**What is expected**
Everything from the first line to the line containing "const sampleStep = 0.0005;" is to be repeated exactly; nothing past it.
━━━━━ Recorded information ━━━━━
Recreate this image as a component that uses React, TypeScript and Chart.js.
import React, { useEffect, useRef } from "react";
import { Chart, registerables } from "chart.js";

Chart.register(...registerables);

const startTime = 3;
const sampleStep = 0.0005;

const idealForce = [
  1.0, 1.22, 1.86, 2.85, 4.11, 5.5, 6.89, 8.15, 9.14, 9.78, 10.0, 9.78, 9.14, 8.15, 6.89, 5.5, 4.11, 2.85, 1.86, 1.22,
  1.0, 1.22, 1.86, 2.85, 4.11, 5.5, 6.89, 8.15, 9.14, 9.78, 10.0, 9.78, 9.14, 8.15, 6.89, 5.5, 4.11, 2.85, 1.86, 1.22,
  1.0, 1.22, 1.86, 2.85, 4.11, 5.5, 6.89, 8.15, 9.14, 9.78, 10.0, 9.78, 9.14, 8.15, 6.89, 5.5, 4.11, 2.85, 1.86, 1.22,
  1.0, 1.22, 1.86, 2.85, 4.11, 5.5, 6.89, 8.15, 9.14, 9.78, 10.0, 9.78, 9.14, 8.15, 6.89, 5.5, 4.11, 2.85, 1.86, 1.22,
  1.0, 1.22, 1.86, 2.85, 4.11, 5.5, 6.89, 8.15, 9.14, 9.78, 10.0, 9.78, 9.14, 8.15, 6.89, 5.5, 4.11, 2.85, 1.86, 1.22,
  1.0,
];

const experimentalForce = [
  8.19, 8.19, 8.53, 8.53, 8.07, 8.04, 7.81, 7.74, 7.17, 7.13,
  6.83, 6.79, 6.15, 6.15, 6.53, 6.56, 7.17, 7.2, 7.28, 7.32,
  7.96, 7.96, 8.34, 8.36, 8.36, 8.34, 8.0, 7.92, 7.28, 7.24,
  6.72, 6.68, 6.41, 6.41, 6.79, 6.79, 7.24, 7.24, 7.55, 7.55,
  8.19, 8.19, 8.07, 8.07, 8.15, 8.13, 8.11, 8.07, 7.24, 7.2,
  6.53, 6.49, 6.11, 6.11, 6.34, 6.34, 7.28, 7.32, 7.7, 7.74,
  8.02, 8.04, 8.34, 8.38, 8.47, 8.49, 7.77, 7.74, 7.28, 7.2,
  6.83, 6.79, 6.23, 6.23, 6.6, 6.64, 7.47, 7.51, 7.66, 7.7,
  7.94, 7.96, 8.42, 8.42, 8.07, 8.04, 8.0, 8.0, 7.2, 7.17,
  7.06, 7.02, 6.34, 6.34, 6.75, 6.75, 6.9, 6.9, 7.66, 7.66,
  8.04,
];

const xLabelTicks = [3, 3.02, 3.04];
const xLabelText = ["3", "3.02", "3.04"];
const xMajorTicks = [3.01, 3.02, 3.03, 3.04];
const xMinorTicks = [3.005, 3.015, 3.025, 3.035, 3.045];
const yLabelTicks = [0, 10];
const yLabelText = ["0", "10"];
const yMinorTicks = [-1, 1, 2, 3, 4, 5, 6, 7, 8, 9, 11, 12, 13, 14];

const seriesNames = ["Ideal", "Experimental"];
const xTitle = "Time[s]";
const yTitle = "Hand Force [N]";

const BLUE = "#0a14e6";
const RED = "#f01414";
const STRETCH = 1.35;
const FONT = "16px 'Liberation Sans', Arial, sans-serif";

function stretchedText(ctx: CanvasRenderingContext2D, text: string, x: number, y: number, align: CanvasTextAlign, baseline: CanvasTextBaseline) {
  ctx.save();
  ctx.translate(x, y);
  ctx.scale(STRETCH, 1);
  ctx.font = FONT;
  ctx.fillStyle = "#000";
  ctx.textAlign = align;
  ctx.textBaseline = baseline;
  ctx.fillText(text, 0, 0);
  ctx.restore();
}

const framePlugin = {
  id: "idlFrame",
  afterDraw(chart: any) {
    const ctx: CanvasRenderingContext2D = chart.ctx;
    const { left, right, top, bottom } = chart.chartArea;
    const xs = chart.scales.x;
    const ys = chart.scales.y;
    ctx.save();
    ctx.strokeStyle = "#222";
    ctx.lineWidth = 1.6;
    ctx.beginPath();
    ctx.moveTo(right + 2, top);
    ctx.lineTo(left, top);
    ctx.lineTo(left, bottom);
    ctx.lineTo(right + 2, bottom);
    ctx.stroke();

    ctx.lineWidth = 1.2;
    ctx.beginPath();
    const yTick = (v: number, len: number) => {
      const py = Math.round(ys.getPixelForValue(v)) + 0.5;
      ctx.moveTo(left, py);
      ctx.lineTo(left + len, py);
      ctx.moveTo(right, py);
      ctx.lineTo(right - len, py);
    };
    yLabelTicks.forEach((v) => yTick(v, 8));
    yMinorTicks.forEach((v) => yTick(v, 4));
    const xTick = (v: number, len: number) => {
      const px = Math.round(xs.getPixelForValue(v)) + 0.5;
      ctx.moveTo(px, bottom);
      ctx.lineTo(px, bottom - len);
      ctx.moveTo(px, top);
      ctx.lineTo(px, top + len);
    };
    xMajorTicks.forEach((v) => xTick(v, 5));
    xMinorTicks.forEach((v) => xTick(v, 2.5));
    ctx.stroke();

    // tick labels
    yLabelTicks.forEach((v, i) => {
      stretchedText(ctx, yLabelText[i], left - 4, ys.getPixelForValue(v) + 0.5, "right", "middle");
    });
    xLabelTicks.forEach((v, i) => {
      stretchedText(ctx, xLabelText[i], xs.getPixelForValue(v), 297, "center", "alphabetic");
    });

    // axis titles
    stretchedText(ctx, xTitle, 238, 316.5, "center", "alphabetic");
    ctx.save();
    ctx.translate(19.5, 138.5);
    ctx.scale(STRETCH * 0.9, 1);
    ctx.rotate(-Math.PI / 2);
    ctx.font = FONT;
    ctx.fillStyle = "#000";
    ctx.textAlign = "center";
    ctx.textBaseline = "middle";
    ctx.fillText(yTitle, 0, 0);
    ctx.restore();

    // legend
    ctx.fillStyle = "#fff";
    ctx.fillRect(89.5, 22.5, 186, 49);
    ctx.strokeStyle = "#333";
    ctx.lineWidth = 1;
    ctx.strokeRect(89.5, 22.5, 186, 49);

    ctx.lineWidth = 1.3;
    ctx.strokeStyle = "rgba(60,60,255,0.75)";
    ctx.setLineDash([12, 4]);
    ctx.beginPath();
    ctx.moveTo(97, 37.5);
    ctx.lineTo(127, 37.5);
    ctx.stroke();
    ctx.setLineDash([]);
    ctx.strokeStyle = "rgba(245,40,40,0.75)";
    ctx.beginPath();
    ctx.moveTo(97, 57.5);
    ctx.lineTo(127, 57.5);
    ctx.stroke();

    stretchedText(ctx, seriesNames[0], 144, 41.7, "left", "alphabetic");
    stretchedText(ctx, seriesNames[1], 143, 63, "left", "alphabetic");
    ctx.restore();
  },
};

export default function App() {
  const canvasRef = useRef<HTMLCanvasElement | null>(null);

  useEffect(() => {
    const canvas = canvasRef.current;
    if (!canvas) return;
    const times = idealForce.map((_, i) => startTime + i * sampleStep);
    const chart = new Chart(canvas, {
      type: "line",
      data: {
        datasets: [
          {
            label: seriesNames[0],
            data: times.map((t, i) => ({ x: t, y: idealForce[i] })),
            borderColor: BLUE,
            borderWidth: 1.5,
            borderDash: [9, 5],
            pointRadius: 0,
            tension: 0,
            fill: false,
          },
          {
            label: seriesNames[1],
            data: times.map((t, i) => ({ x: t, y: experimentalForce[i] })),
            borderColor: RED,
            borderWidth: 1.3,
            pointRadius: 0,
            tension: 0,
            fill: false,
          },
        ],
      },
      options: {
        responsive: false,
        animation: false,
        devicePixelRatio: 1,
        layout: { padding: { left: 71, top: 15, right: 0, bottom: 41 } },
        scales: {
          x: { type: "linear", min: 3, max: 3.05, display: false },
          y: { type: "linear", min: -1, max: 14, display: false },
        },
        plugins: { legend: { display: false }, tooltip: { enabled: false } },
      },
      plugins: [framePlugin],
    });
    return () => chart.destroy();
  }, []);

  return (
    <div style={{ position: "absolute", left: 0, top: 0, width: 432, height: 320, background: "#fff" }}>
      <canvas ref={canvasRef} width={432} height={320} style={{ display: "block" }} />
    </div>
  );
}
━━━━━
**Result of the exercise**
Recreate this image as a component that uses React, TypeScript and Chart.js.
import React, { useEffect, useRef } from "react";
import { Chart, registerables } from "chart.js";

Chart.register(...registerables);

const startTime = 3;
const sampleStep = 0.0005;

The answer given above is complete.